How do we love thee, Fever Ray? Let us count the ways: their eponymous debut album predicted our ongoing love affair with witchcraft and pagan-spiritual female power, as well as making natty old lampshades into the eeriest stage props ever; as one half of The Knife, Karin Dreijer Andersson simultaneously creeped us out and made us dance with 2004 single Heartbeats and then 2006 album Silent Shout; introduced gender theorist Judith Butler to legions of music fans in interviews for 2013’s weird, frenetic and sometimes brutal Shaking The Habitual; and now they have made the Blade Runner sequel we needed, after the real sequel turned out to be a misogynistic mess.

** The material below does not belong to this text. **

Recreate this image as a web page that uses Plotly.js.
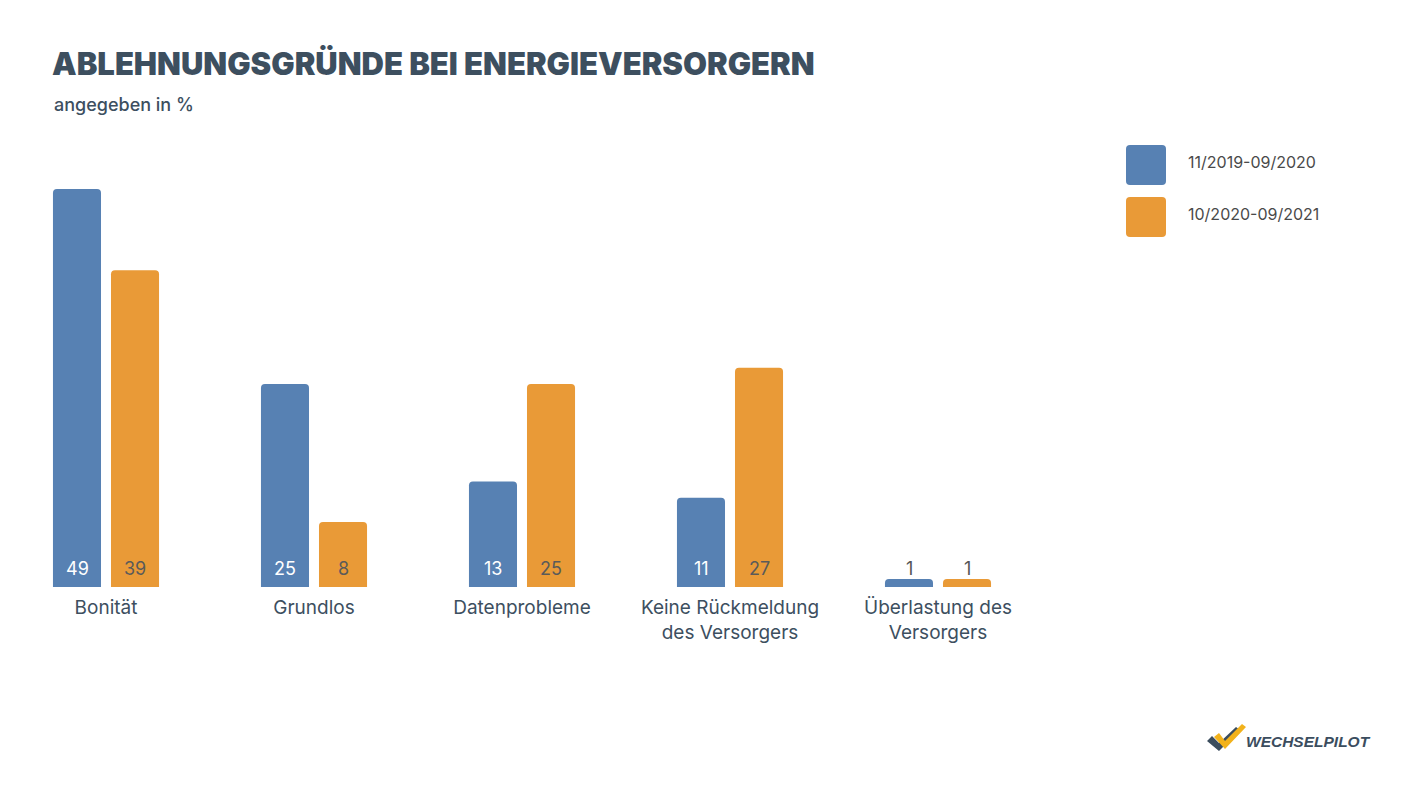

Well, get ready to embrace demonic kink, because Fever Ray has reappeared after eight years, pretty much out of the blue (a few teasers appeared online four days ago), to let us know that we should think about getting into dystopian BDSM over the next few years. As is obvious by now, the apocalypse is nigh, and our smartphones have basically turned us into replicants anyway, so let us welcome the smoke-filled, neon-lit Blade Runner-scape of Fever Ray’s brave new world. There are rain drenched abandoned streets lit only by neon shop signs, humans revived by plugging cables in like machines, rubberised clothes, radical tea parties and a glowstick orgy.
There’s no official statement with the release, but a teaser video for the new project includes text that may shed some light: “Sadist, empathetic switch seeks same. For hours and hours of sharing: ideas, skin warmth, breath, politics, dreams, and body fluids,” it begins. “It’s been eight years and much has been learned and unlearned. Eight years of loving and being loved,” it continues, referencing the gap between this new release and Fever Ray’s debut album. “Let’s embrace our deepest fears together, let’s throw ourselves into whatever is out there waiting for us, let’s yes to all [sic].”
Sonically, the track returns to the frenetic electronic beats and bleeps of Silent Shout, with a video game pace and pop sensibility. The lyrics range from the sensual, “I know you like tangerine / And your kiss is sweet and creamy,” to the straightforward, “Your lips, warm and fuzzy / I want to run my fingers up your pussy”. It makes St Vincent’s fetishistic pink interview box seem like training for whatever terrifying delights lie in store for the intrepid journalists sent to unravel the new mood of Fever Ray, if they’re lucky enough to get the chance.